# How do I use the remainder theorem to evaluate polynomials?

The remainder theorem only applies if your divisor is a monic linear binomial, that is, $x - a$. If you have a polynomial $P \left(x\right)$ and divide it by $x - a$, then the remainder is $P \left(a\right)$. Note that the remainder theorem doesn't give you the quotient, so you can't use it for questions that are looking for the quotient and remainder.
For example: $P \left(x\right) = 2 {x}^{2} - x - 1$ divided by $x - 2$. If we do long or synthetic division, we get $Q \left(x\right) = 2 x + 3$ and $R \left(x\right) = 5$. But using the remainder theorem, we can quickly get the remainder with $P \left(2\right) = 2 \cdot {2}^{2} - 2 - 1 = 8 - 2 - 1 = 5$.
When we combine the remainder theorem with the factor theorem, we can use it to find/verify the factors of the polynomial. So, $x - 2$ is not a factor of $P \left(x\right)$. But $P \left(1\right) = 2 \cdot {1}^{2} - 1 - 1 = 0$, so $x - 1$ is a factor of $P \left(x\right)$.
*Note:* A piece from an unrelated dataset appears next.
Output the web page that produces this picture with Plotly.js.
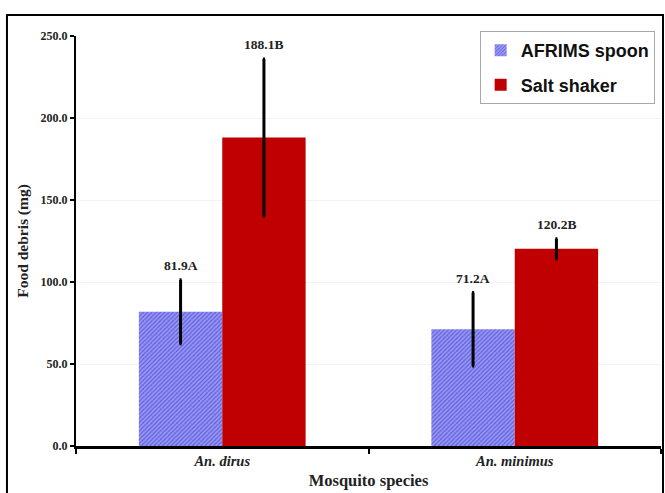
<!DOCTYPE html>
<html>
<head>
<meta charset="utf-8">
<script src="https://cdn.plot.ly/plotly-3.0.1.min.js"></script>
<style>html,body{margin:0;padding:0;background:#fff;}#chart{width:665px;height:493px;}</style>
</head>
<body>
<div id="chart"></div>
<script>
var categories = ["An. dirus", "An. minimus"];
var spoonValues = [81.9, 71.2];
var spoonErrors = [19.5, 22.4];
var spoonLabels = ["81.9A", "71.2A"];
var shakerValues = [188.1, 120.2];
var shakerErrors = [47.8, 6.2];
var shakerLabels = ["188.1B", "120.2B"];
var yTickValues = [0, 50, 100, 150, 200, 250];
var yTickLabels = ["0.0", "50.0", "100.0", "150.0", "200.0", "250.0"];

var serif = "'Liberation Serif', 'Times New Roman', serif";
var tickCats = categories.map(function(c){ return "<i>" + c + "</i>"; });

var traces = [
  {
    type: "bar", name: "AFRIMS spoon", x: categories, y: spoonValues, legendgroup: "a",
    marker: {color: "#8080f0", line: {width: 0},
      pattern: {shape: "/", fgcolor: "#5a5ad6", bgcolor: "#9797f6", size: 3, solidity: 0.35}},
    error_y: {type: "data", array: spoonErrors, visible: true, color: "#000", thickness: 3, width: 1}
  },
  {
    type: "bar", name: "Salt shaker", x: categories, y: shakerValues, legendgroup: "b",
    marker: {color: "#c00000", line: {width: 0}},
    error_y: {type: "data", array: shakerErrors, visible: true, color: "#000", thickness: 3, width: 1}
  }
];

var annotations = [];
function addLabels(labels, values, errors, shift) {
  labels.forEach(function(t, i) {
    annotations.push({
      x: categories[i], y: values[i] + errors[i], xref: "x", yref: "y",
      text: "<b>" + t + "</b>", showarrow: false, yanchor: "bottom", yshift: 5, xshift: shift,
      font: {family: serif, size: 13.5, color: "#222"}
    });
  });
}
addLabels(spoonLabels, spoonValues, spoonErrors, -41.6);
addLabels(shakerLabels, shakerValues, shakerErrors, 41.6);

var layout = {
  width: 665, height: 493,
  margin: {l: 76, r: 4, t: 36, b: 47},
  paper_bgcolor: "#fff", plot_bgcolor: "#fff",
  barmode: "group", bargap: 0.43, bargroupgap: 0,
  showlegend: true,
  legend: {
    x: 0.69, y: 1.012, xanchor: "left", yanchor: "top",
    bordercolor: "#a8a8a8", borderwidth: 1, bgcolor: "#fff",
    font: {family: "'Liberation Sans', Arial, sans-serif", size: 18, color: "#111", weight: "bold"},
    traceorder: "grouped", tracegroupgap: 8, itemwidth: 30
  },
  xaxis: {
    type: "category", range: [-0.5, 1.5],
    tickvals: categories, ticktext: tickCats,
    showline: true, linecolor: "#000", linewidth: 2.5,
    ticks: "outside", tickson: "boundaries", ticklen: 5, tickwidth: 2, tickcolor: "#000",
    tickfont: {family: serif, size: 14.5, color: "#222", weight: "bold"},
    showgrid: false, zeroline: false,
    title: {text: "<b>Mosquito species</b>", font: {family: serif, size: 16.5, color: "#222"}, standoff: 7}
  },
  yaxis: {
    range: [0, 250],
    tickvals: yTickValues, ticktext: yTickLabels,
    showline: true, linecolor: "#000", linewidth: 2,
    ticks: "outside", ticklen: 4, tickwidth: 2, tickcolor: "#000",
    tickfont: {family: serif, size: 12, color: "#222", weight: "bold"},
    showgrid: true, gridcolor: "#f3f3f3", gridwidth: 1, zeroline: false,
    title: {text: "<b>Food debris (mg)</b>", font: {family: serif, size: 15.5, color: "#222"}, standoff: 8}
  },
  annotations: annotations,
  shapes: [{
    type: "rect", xref: "paper", yref: "paper",
    x0: -0.118, x1: 1.0034, y0: -0.2, y1: 1.051,
    line: {color: "#000", width: 2}, fillcolor: "rgba(0,0,0,0)", layer: "above"
  }]
};

Plotly.newPlot("chart", traces, layout, {displayModeBar: false, staticPlot: true});
</script>
</body>
</html>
If instead, we tried $P \left(0\right) = 2 \cdot {0}^{2} - 0 - 1 = - 1$, so $x - 0$ is not a factor. But consider that $P \left(0\right)$ is below the x-axis and $P \left(2\right)$ is above the x-axis; this means the $P \left(x\right)$ must cross the x-axis somewhere between 0 and 2. This should lead you to try $P \left(1\right)$ as a factor.